JAMES Middlebrook will bring down the curtain on his playing career at the end of the season to continue his rise up the umpiring ranks.

The former Yorkshire, Essex and Northamptonshire spinner is already a member of the first-class umpires’ reserve panel while still playing for New Farnley in The All Rounder Cricket Bradford Premier League.

And he officiated at Lord's for the first time recently when he stood in the Varsity Match between Oxford and Cambridge.

Middlebrook will have 77 days of cricket organised by the England and Wales Cricket Board this summer.

He began planning for his second career in cricket four years ago following discussions with present and past international umpires Richard Kettleborough, Rob Bailey and Peter Willey.

“They encouraged me to stand in local matches to see whether I liked umpiring and Rob and Peter helped me to find matches – club games, youth matches and disability cricket – in and around Northampton on my days off," said Middlebrook.

"I was getting experience of umpiring while I was still playing county cricket.

“I have also spent the last three winters in Australia umpiring out there. The first year I was playing for a club in Melbourne but I also umpired in matches on Sundays and in midweek.

“The last two winters I have been out in Melbourne umpiring from Christmas to March. I have worked my way up and last winter I was umpiring in First Grade cricket.

“When you say that I have gone from playing to the first-class reserve panel in 18 months it sounds quick but I have umpired a lot of matches in the last four years.

“With umpiring in Australia in the winter I have effectively got eight years of experience rolled into four really.”

The 40-year-old expected to start his umpiring career two years ago after he was released by Northamptonshire at the end of the 2014 season.

But he answered a call from Yorkshire’s then captain Andrew Gale and enjoyed a successful swansong in his second spell with his native county with a County Championship title in 2015.

“Chris Kelly, the ECB umpires’ manager, has been a great help. He told me that I should play as long as I could but to get as much umpiring experience as I could,” he said.

“The year I wanted to umpire was 2015 and I got picked up by Yorkshire. Chris allowed me to have my days playing for Yorkshire but I was umpiring in Second XI matches in between.”

In addition to his ECB commitments, Middlebrook is also a member of the Minor Counties umpires’ panel.

Middlebrook admits that there will be things he will miss when he hangs up his bat.
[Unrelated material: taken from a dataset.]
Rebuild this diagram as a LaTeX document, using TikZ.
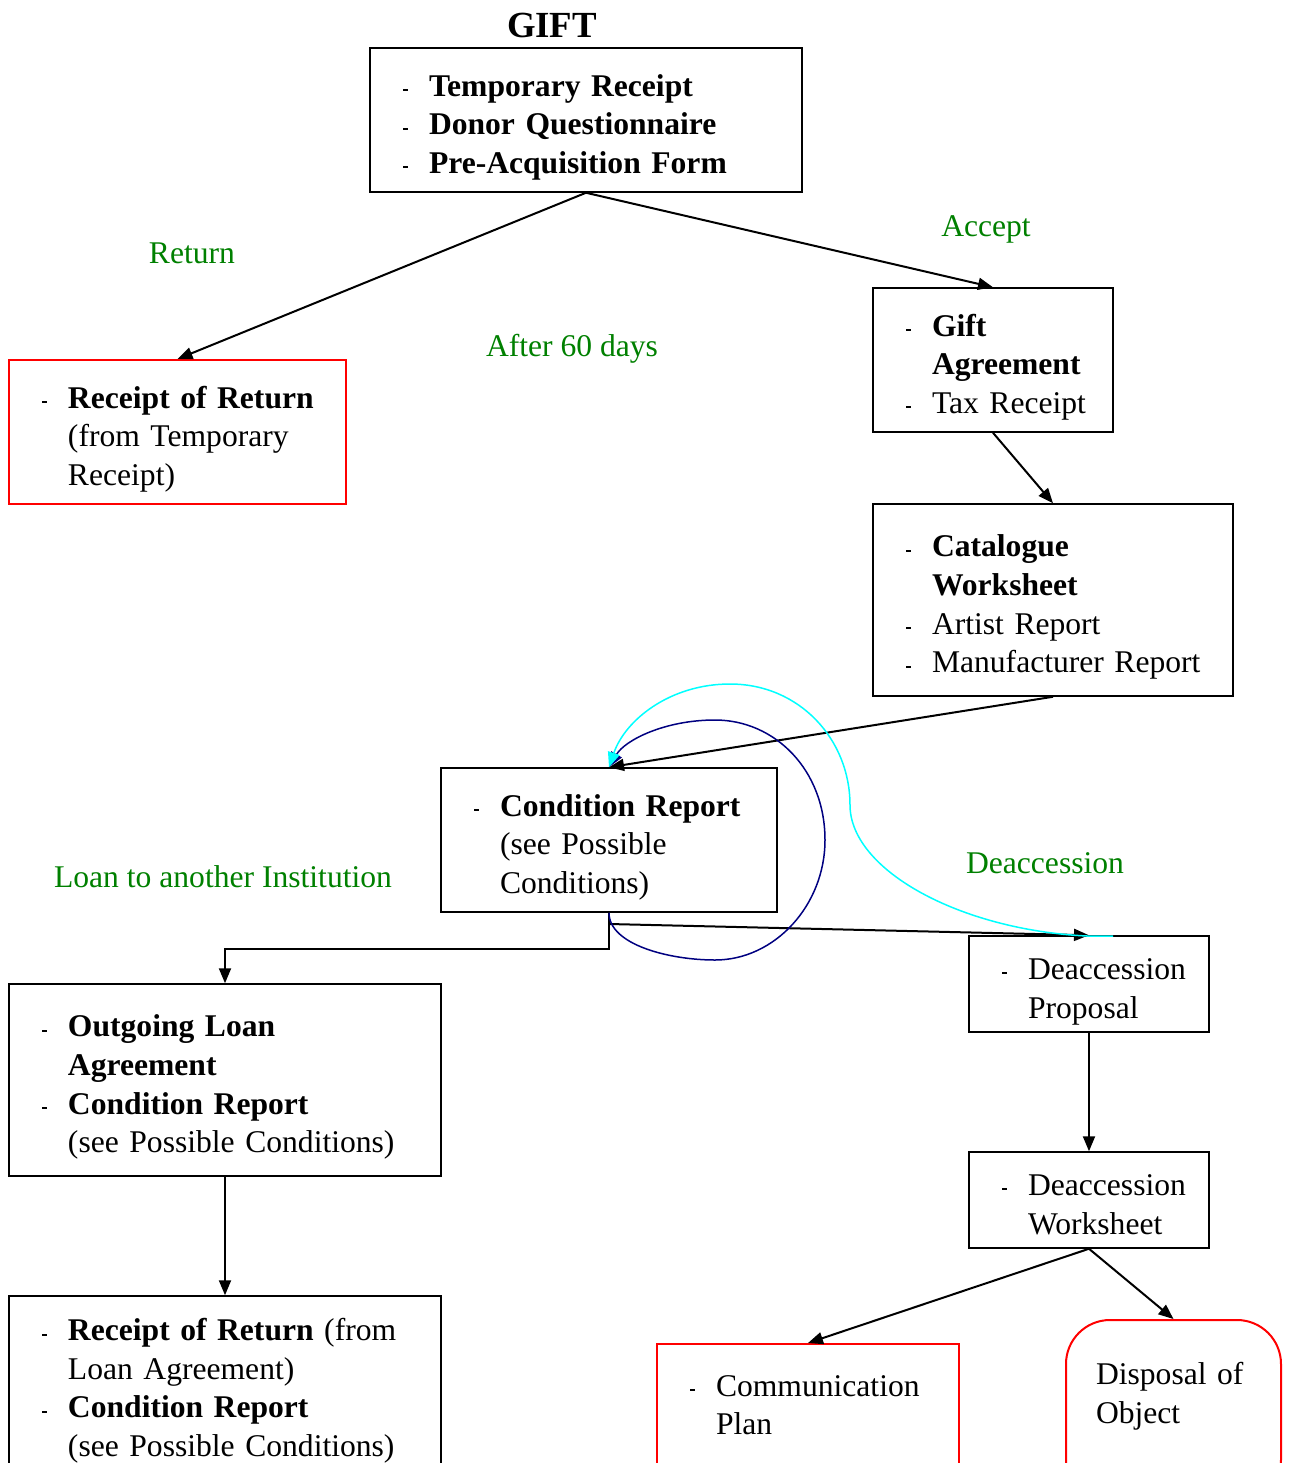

“I will miss the dressing room but I won’t miss the playing or the sore knees. Now I’m umpiring I don’t mind who wins or loses, who gets 100 or nought, as long as I get my decisions are right I don’t care about the result,” he said.

Middlebrook’s story shows what commitment and hard work can be achieved and he has some sensible practical advice for other players who are considering a career as an umpire.

“My advice would be to go and stand at square leg in a schools match or at your local club to see if you can stand there for 20 or 30 overs,” he said.

“They are long days. Every day is a fielder’s day. As a player you get a get a chance to sit down but as an umpire you are always on the field.

“If you find you enjoy umpiring then go searching for your own games. Umpires are always needed so there are plenty of opportunities to gain experience."

Tomorrow Middlebrook will be in action for New Farnley at home to Pudsey Congs.

One of the key games of the day tomorrow sees the bottom two in the top flight, Batley and Pudsey Congs, meet at Mount Pleasant.

Leaders Hanging Heaton visit Lightcliffe while Farsley are at home to Cleckheaton. Woodlands host East Bierley and Townville entertain Bradford & Bingley.